Bill Watch

Legislators Put Police Use-of-Force Bill on Hold Until Next Year

Taylor Walker
Written by Taylor Walker

On Wednesday, California lawmakers revealed that they had run out of time to fully address concerns keeping AB 931, the “Police Accountability and Community Protection Act,” from passing both the Senate and Assembly before August 31—the final day for the legislative houses to send bills to Governor Jerry Brown’s desk.

The bill, which would have changed the circumstances under which officers can use deadly force, was introduced in response to public outrage over the death of Stephon Clark, fatally shot on March 18, by Sacramento police officers who believed the cell phone Clark was holding was a firearm.

Bill authors Assemblymembers Shirley Weber (D-San Diego) and Kevin McCarty (D-Sacramento) said that the bill had been shelved for the year, but that they would pick it back up for a second try next year.

The bill would have required officers “to attempt to control an incident by using time, distance, communications, and available resources in an effort to deescalate a situation whenever it is safe, feasible, and reasonable to do so.”

Current law says that officers can use deadly force when “objectively reasonable”—when another officer with similar training and experience would have behaved similarly under the same circumstances.

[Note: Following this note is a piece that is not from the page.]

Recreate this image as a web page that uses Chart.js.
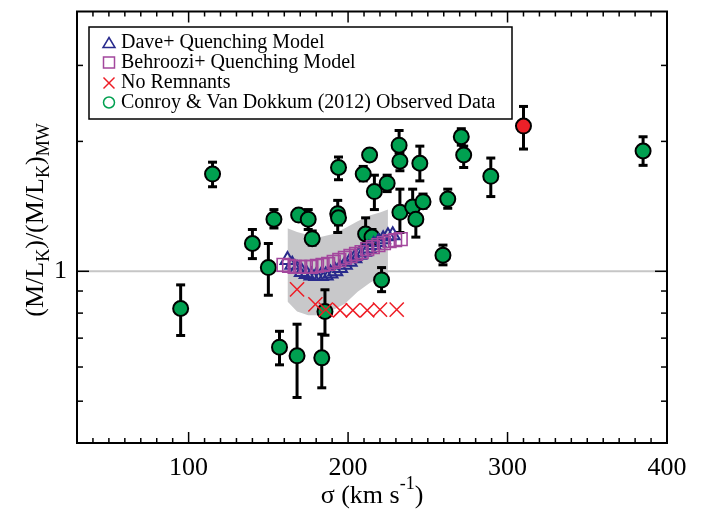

AB 931 would have permitted officers to use deadly force only to prevent imminent bodily harm or death to an officer or another person. The bill would have banned officers from using fatal force in situations where a person was only a danger to themselves.

Advocacy groups mourned the bill’s stalling, and said that legislative “inaction” was no longer a viable option.

“The bill’s premise was simple: police shouldn’t kill if they have other options. The choice for lawmakers was also simple: vote to save lives or ignore the epidemic of unjustified killings by police,” said Alliance for Boys and Men of Color, ACLU of California, Anti Police-Terror Project, Communities United for Restorative Youth Justice (CURYJ), PICO California, PolicyLink, and Youth Justice Coalition LA, in a joint statement.

“…Let us be clear. Every day that goes by without changing the standard for when police can use deadly force, is a day that another person will be unjustly killed in California. The California Legislature has a responsibility and a moral obligation to change this outdated standard, and to do so swiftly. Inaction is no longer an option.”

AB 931 was unpopular with law enforcement groups, however, including the Association for Los Angeles Deputy Sheriffs (ALADS), which worried that the bill would lead to criminal charges for officers who used “objectively reasonable” force, if it was determined “during the multiple reviews that different tactics, including retreat, may have changed the outcome.” ALADS called the bill a “dangerous change from current force law” that “subjects peace officers to Monday morning quarterbacking that will lead to criminal charges” for those who use fatal force.

“AB 931 has sparked one of the most urgently important debates of this legislative session,” said Senate President Toni Atkins. “California’s current use-of-force standard is outdated and unconstitutional. It must be modified in a way that reduces preventable deaths and restores the public trust while balancing the ability of law enforcement to adequately protect the public safety.”

Legislators are working to slide other high-stakes criminal justice bills through the legislative houses in the final hours, including SB 1421, which aims to open up law enforcement personnel records to the public when officers use force or are found by their departments to have committed misconduct. The transparency-bringing bill is currently on the Assembly floor.

California’s felony murder rule is also facing extinction, via SB 1437, which legislators approved and shipped off to the governor on Thursday, August 30. Under the felony murder rule, individuals involved in serious crimes that result in someone’s death face murder charges as if they were the killer, even if they had no intent or knowledge that a person would be injured or killed. SB 1437 seeks to end this rule. Instead, only individuals who actually kill, who intend to kill, or who show “reckless indifference to human life” during the course of committing a serious felony that results in a homicide will face murder charges.

SB 1391, a bill to “raise the age” juvenile court jurisdiction in order to keep kids under 16 out of adult court, also landed on Governor Brown’s desk on Thursday. Another “raise the age” bill, SB 439, looks as if it will soon follow SB 1391. The bill would make sure that kids under the age of 12 are excluded from prosecution in juvenile court, unless they have committed murder or rape.

Image by Assembly Access: Asm. Shirley Weber announces AB 931.


  • Senate President Toni Atkins said California’s use of force standard is outdated and unconstitutional? No wonder ludicrous bills like this continue to be considered. The standard is still the one established by the United States Supreme Court in Graham versus Connor. It doesn’t get more constitutional than that. Legislators ruled by emotion, without any sense of law or precedent, are dangerous things. Although the state dodged a proverbial bullet this time, the California decline will continue.

  • “The bill would have banned officers from using fatal force in situations where a person was only a danger to themselves.” Which case was that? If you’re going to write stuff like this I think you have an obligation to cite an example. The assembly people are elected, so they’re just idiots representing a larger group of idiots, which is point of elections I guess. (Obviously the Democrat establishment doesn’t want anything to do with this foolishness). But the “danger to themselves” quote appeared to come from witness la, so I think they owe us an example.